Despite strong public opposition, Republicans on the Wake County Board of Elections have rejected the NC State University student center as an early voting site for the upcoming general election.
In a 3-2 vote, Republicans rejected a plan to keep the Talley Student Center as an early voting site, arguing that it is too difficult for people who live off campus to find parking. The site was used for early voting in 2012, 2018, 2020, and 2024 and in several primaries. A building about a mile away will be swapped out for Talley under the plan the board approved.
Speaking in support of the student center, Wake County Board Member Gerry Cohen said that the 47,000 people who live, study, and work at NC State make up a community as large as many Wake municipalities. Talley has more available parking than another early voting site, he said, and is a location familiar to voters.
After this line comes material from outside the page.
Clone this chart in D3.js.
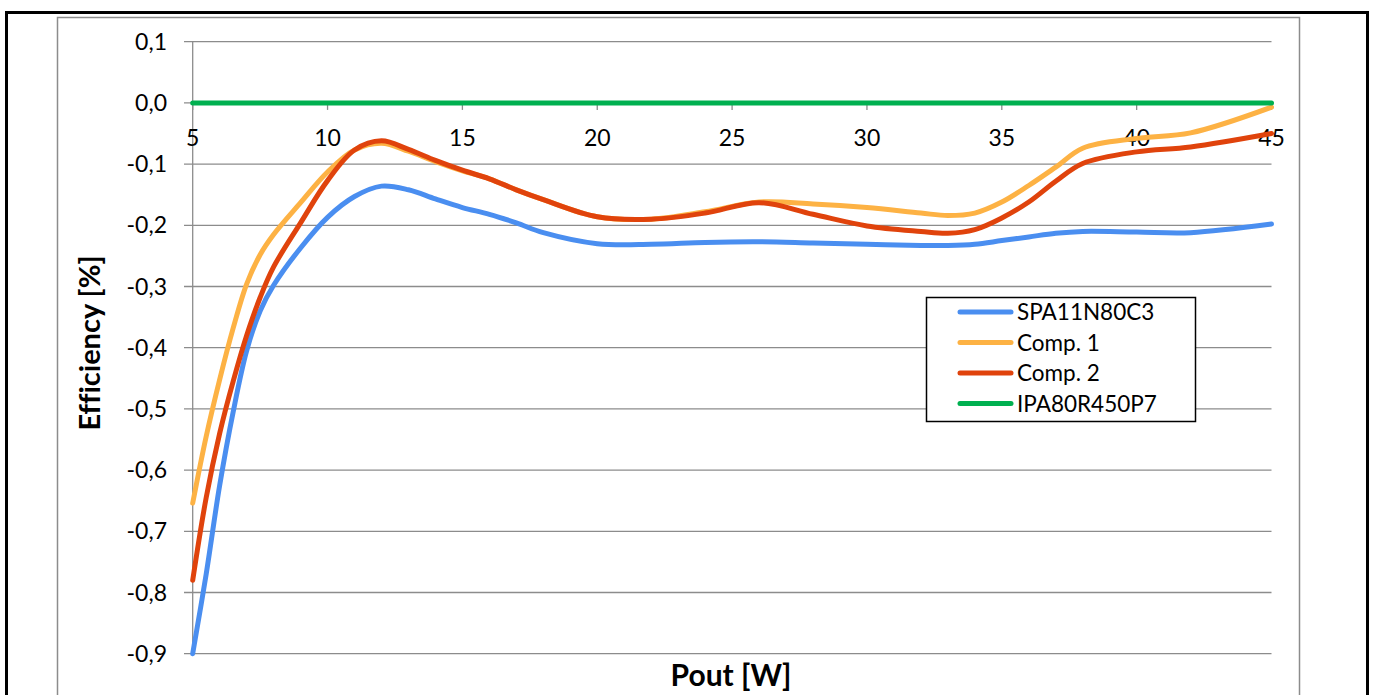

This is just the latest campus voting site to be shut down since Republicans took control of the state and local boards of election. Back in January, the GOP-controlled State Board of Elections rejected early voting sites at NC A&T– the nation’s largest historically Black college– and three other college campuses across the state, including Western Carolina University, UNC Greensboro, and Elon University.
Republicans seized control of election boards last year under a law that stripped Governor Stein of appointment powers and gave them to State Auditor Dave Boliek– who has been accused of pressuring election board members to move early voting locations.
This month, Jay Pavey, a Republican member of the Jackson County elections board, voted to place an early voting site at Western Carolina University. Pavey said he had been threatened by members of his party with removal from the board if he voted for the campus site. Jackson County Board of Elections Chair Bill Thompson also said there was pressure from the auditor’s office to choose an alternative to the WCU site.
Students and voting rights experts have warned that the Board of Elections is threatening student voting rights in North Carolina. But it has also activated student advocacy efforts to get out the vote.
Two students at NC A&T– Shia Rozier and Terence Olu Rouse– started a voter protection campaign called Protect Ours, which is raising funds to transport students to their closest off-campus voting site. Protect Ours also seeks to educate students so that they don’t feel intimidated by comments that could undermine their right to vote.
Students are organizing at other colleges too. Back in February, WCU students marched together for 40 minutes alongside a busy highway to vote at their new polling place.
“There’s nothing that the board of elections is going to do to stop me from voting,” Rouse said. “We want to make sure that we’re doing outreach efforts to every single college so that we can really grow this movement, and make it more than just a moment and more of a movement.”